Lavender is a fantastic plant that we (try to) grow in abundance.  The bees love it, it produces a lovely aroma and it is also a very useful companion plant for vegetables and fruit trees.  The flavour is often very light which makes it the perfect ingredient for ice-cream, sugars and jellies.

After a bit of searching on-line a couple of lavender jelly recipes surfaced, one from Howling Duck Ranch was selected and some flowers were harvested for a trial batch.  This being my first foray into jelly making (and only my second proper jam making experience without a jam maker), I decided not to put all of my eggs in one basket.

The first little hurdle was to translate the recipe from American to English.  My first idea was to pick a suitably sized cup from the cupboard as that would ensure that the ratios of the ingredients would remain the same.  Luckily, I mentioned this to Binty and she came to the rescue with a clever gadget that measures liquid cups and dry cups (American made).  First disaster averted!
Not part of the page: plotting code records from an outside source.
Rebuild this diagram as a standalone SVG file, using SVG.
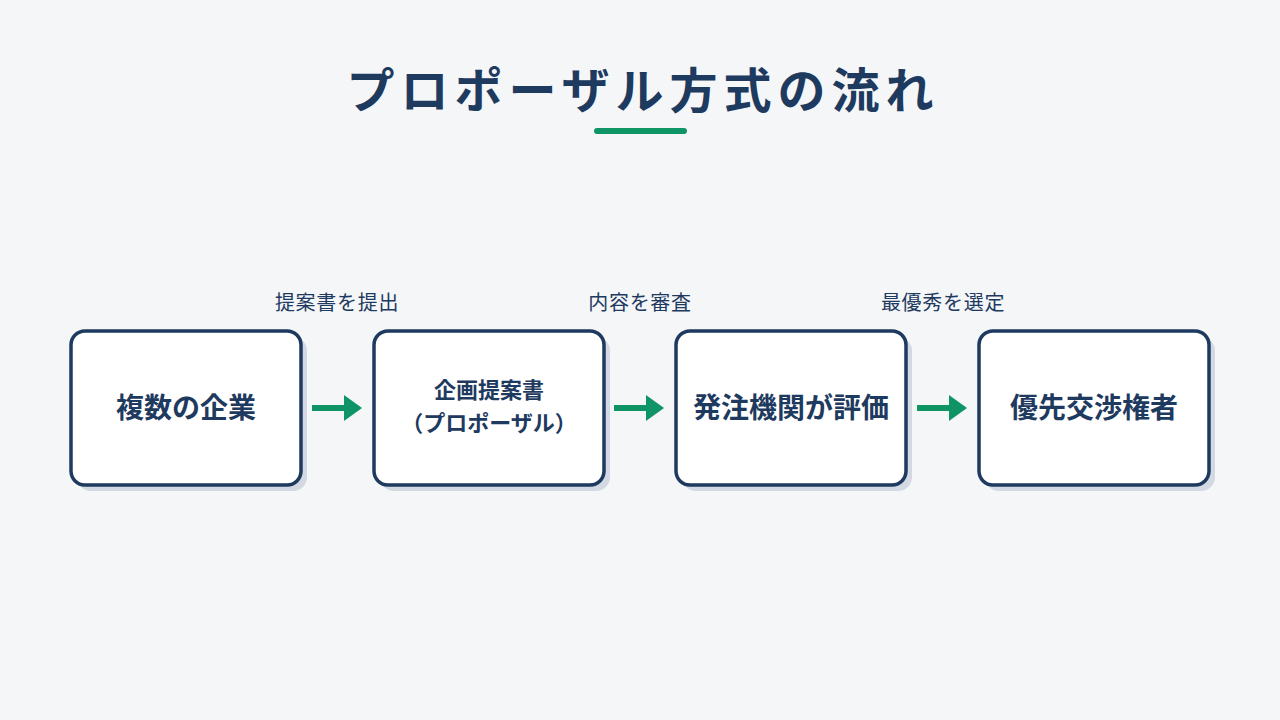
<svg xmlns="http://www.w3.org/2000/svg" width="1280" height="720" viewBox="0 0 1280 720">
<defs>
<style>
.t{font-family:"Noto Sans CJK JP","Noto Sans",sans-serif;fill:#1e3a5f}
.title{font-size:48px;font-weight:700;letter-spacing:6px}
.node{font-size:28px;font-weight:700}
.node2{font-size:22px;font-weight:700}
.lbl{font-size:20px;font-weight:400;letter-spacing:0.7px}
.box{fill:#ffffff;stroke:#1e3a5f;stroke-width:3.5}
.sh{fill:#d3d9e2}
.ar{stroke:#0f9466;stroke-width:6;fill:none}
.ah{fill:#0f9466}
</style>
</defs>
<rect width="1280" height="720" fill="#f4f6f8"/>
<text class="t title" x="643" y="108" text-anchor="middle">プロポーザル方式の流れ</text>
<rect x="594" y="128" width="93" height="6" rx="3" fill="#0f9466"/>
<g id="connectors">
<line class="ar" x1="312" y1="408" x2="346" y2="408"/><polygon class="ah" points="344,395 362,408 344,421"/>
<line class="ar" x1="614" y1="408" x2="648" y2="408"/><polygon class="ah" points="646,395 664,408 646,421"/>
<line class="ar" x1="917" y1="408" x2="951" y2="408"/><polygon class="ah" points="949,395 967,408 949,421"/>
<text class="t lbl" x="337" y="310" text-anchor="middle">提案書を提出</text>
<text class="t lbl" x="640" y="310" text-anchor="middle">内容を審査</text>
<text class="t lbl" x="943" y="310" text-anchor="middle">最優秀を選定</text>
</g>
<g id="n1">
<rect class="sh" x="77" y="337" width="230" height="154" rx="14"/>
<rect class="box" x="71" y="331" width="230" height="154" rx="14"/>
<text class="t node" x="186" y="418" text-anchor="middle">複数の企業</text>
</g>
<g id="n2">
<rect class="sh" x="380" y="337" width="230" height="154" rx="14"/>
<rect class="box" x="374" y="331" width="230" height="154" rx="14"/>
<text class="t node2" x="489" y="398" text-anchor="middle">企画提案書</text>
<text class="t node2" x="489" y="431" text-anchor="middle">（プロポーザル）</text>
</g>
<g id="n3">
<rect class="sh" x="682" y="337" width="230" height="154" rx="14"/>
<rect class="box" x="676" y="331" width="230" height="154" rx="14"/>
<text class="t node" x="791" y="418" text-anchor="middle">発注機関が評価</text>
</g>
<g id="n4">
<rect class="sh" x="985" y="337" width="230" height="154" rx="14"/>
<rect class="box" x="979" y="331" width="230" height="154" rx="14"/>
<text class="t node" x="1094" y="418" text-anchor="middle">優先交渉権者</text>
</g>
</svg>
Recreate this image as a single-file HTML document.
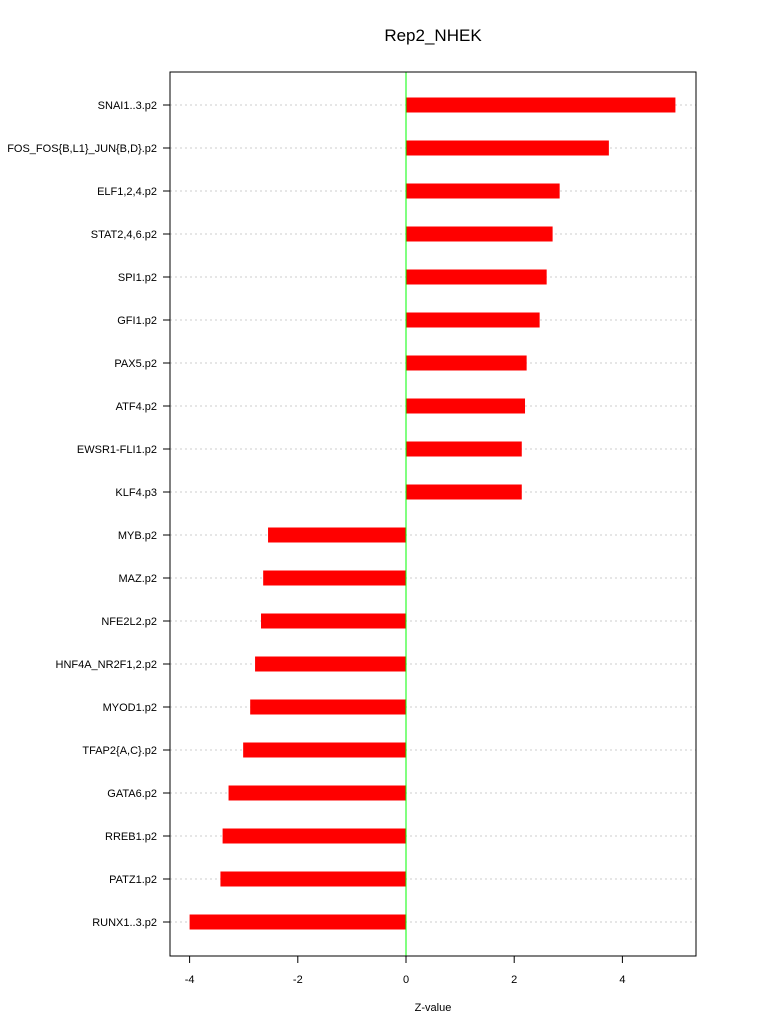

I translated the recipe to this:
13g dried lavender flowers (I used freshly picked, and stripped them off the stems)
1 litre water
60ml lemon juice (juice of 1 lemon)
800g sugar (I used caster, though granulated should give a clearer jelly)
50g pectin (I used powder)

The recipe is as follows (pretty much exactly the same as Howling Duck’s, but with a few notes):

  1. Using a heavy bottomed pan, bring the water to a boil then add the lavender flowers.  Stir, turn off the heat and let them steep for 20 minutes, then discard the flowers. (With hindsight, I think I would have increased either the amount of lavender, or the length of time of steeping.  If you do this, be aware that it could give a very lavender-y flavour which can become a bit too much for the palette.  At this point, I should also mention that not all lavender is suitable for jelly making as the flavours and intensities vary; I would suggest either Hidcote or Munstead.)
  2. Stir the lemon juice and pectin into the lavender water.  (I would very strongly suggest liquid pectin, as my powdered pectin coagulated on the surface and took an age to properly dissolve; I did get some lumps at the top of one of the jelly jars, too.)
  3. Bring to the boil and add the sugar.  As this is brought to the boil it needs to be stirred to ensure it doesn’t stick to the bottom of the pan and burn.
  4. After 5 minutes, once the jelly has had a good hard boil, pour the jelly into clean jars et voilà, lavender jelly!

As usual, I had a post-jam panic of it not setting, but patience is the key.  It can take a long Lavender Jellywhile to set, so leaving it overnight is always a good idea.  This morning all of the jelly was set, and two full jars have been sent to family members for testing.  If it makes the grade it may well become a favourite.  A slight disappointment is the colour; other recipes show pale pink or purple jellies…not orangey brown!  This is something to I’ll investigate in the next batch, still it does taste rather nice!